4. Militant about Personal Pronouns
Again, technically, delegates should not use personal pronouns like “I” no matter what conference you attend, but American delegates are less likely to follow this rule and American chairs are less likely to enforce it than British delegates or chairs. At one point, our chairs at OxIMUN started a tally on the chalkboard for every personal pronoun used to discourage their use. I’m not sure which I prefer, but my advice would be to refrain from use at either type of conference, and if you slip up not to stress
5. We do work on Sundays
Most U.K. conferences run Friday to Sunday instead of Thursday through Sunday. The Thursday night makes a tremendous difference, allowing delegates to get a jump start on working papers and coalition formation.

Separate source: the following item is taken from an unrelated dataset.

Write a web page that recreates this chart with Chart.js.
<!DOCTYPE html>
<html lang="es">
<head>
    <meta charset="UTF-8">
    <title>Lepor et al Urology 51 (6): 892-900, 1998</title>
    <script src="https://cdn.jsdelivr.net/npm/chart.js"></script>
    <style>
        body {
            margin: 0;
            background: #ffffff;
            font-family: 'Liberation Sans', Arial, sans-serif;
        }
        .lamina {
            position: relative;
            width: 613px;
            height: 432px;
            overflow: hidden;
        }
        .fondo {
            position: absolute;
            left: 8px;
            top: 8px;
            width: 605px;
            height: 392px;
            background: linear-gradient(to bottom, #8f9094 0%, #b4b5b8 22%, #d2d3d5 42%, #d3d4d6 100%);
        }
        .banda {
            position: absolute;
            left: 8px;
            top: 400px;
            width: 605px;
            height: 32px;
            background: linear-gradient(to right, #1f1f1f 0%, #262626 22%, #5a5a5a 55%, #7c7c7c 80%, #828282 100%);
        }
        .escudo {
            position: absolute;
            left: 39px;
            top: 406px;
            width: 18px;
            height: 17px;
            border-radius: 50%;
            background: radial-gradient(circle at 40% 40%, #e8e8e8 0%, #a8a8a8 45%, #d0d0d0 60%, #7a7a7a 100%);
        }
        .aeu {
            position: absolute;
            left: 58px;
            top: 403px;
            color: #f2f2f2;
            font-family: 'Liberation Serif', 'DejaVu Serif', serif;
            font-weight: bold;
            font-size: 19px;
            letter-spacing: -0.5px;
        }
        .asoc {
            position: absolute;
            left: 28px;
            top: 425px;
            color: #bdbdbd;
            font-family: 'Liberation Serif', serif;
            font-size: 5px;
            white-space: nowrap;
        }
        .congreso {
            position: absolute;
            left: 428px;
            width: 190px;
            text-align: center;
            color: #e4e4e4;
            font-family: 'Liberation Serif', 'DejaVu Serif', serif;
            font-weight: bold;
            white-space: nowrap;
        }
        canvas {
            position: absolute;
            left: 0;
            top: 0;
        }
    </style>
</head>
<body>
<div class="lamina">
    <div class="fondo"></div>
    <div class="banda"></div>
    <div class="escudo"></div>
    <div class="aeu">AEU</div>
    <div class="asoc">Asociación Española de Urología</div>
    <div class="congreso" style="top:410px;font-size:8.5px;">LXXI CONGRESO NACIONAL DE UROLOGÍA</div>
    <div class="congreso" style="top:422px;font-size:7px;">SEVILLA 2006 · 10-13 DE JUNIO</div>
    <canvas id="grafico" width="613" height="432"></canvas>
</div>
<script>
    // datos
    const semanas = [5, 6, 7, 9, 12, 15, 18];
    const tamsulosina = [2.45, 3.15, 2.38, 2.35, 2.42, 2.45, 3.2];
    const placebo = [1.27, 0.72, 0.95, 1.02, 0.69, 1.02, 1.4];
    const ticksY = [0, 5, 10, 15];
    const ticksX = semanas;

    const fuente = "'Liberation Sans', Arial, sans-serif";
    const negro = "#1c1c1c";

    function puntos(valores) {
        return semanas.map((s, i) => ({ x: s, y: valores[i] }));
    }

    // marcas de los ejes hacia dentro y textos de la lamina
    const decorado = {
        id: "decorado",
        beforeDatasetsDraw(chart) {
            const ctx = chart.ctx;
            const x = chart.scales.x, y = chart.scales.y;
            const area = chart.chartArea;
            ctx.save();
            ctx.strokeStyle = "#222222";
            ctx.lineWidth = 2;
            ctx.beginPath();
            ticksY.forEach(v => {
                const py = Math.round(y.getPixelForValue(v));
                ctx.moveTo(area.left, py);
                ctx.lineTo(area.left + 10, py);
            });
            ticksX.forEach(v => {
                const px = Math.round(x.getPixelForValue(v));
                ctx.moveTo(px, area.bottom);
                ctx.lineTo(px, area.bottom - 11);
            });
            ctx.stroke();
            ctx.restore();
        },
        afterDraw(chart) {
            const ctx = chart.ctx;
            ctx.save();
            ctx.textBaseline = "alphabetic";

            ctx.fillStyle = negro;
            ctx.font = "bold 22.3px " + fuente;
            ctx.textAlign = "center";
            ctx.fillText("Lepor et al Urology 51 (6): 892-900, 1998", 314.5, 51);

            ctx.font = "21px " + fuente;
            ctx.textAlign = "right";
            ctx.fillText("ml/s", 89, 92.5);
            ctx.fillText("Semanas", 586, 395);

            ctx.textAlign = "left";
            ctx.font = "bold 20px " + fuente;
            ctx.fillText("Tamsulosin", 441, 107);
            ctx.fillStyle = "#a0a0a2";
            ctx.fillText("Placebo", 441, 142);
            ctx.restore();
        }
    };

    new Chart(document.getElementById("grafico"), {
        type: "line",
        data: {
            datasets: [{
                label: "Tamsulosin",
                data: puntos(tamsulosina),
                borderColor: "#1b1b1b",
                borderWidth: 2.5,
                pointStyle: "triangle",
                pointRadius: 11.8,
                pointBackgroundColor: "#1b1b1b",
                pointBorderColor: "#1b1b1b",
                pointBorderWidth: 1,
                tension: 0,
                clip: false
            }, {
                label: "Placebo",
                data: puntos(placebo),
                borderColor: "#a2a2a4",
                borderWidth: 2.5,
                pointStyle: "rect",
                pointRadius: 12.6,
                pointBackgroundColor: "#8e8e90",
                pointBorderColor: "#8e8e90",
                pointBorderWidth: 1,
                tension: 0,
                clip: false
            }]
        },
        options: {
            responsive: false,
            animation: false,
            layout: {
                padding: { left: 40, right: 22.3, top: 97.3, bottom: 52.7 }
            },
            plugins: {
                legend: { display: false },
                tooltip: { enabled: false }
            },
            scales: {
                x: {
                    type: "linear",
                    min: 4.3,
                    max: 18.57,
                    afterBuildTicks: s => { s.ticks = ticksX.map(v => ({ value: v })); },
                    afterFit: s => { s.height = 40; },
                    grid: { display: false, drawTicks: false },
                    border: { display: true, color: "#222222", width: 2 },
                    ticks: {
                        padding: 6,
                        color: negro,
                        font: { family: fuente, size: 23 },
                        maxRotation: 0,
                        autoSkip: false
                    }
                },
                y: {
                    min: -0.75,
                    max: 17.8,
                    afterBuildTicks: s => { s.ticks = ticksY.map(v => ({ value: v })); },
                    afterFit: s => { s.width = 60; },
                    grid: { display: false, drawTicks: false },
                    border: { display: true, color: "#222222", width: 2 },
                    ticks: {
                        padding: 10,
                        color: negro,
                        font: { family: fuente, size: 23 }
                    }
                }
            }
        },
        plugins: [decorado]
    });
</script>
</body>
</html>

Most American conferences vote on draft resolutions either late on Saturday or early Sunday, leaving delegates time to recover from the delegate dance on Saturday night and the long weekend of debate by the time Sunday committee rolls around. My advice is to simply mentally prepare yourself that you will finish debating and voting for most of Sunday session to avoid disappointment.
Bonus: One of the smallest, yet weirdest parts of British chairing is that they are fond of saying “Thank you, delegate. That was perfectly timed.” If the delegate finishes his or her 30 second speech in exactly the time frame allotted, the chair will usually comment on its timeliness. There is nothing wrong with this, but when I asked why for curiosity’s sake, a few friends of mine said it was a combination of habit and positive reinforcement.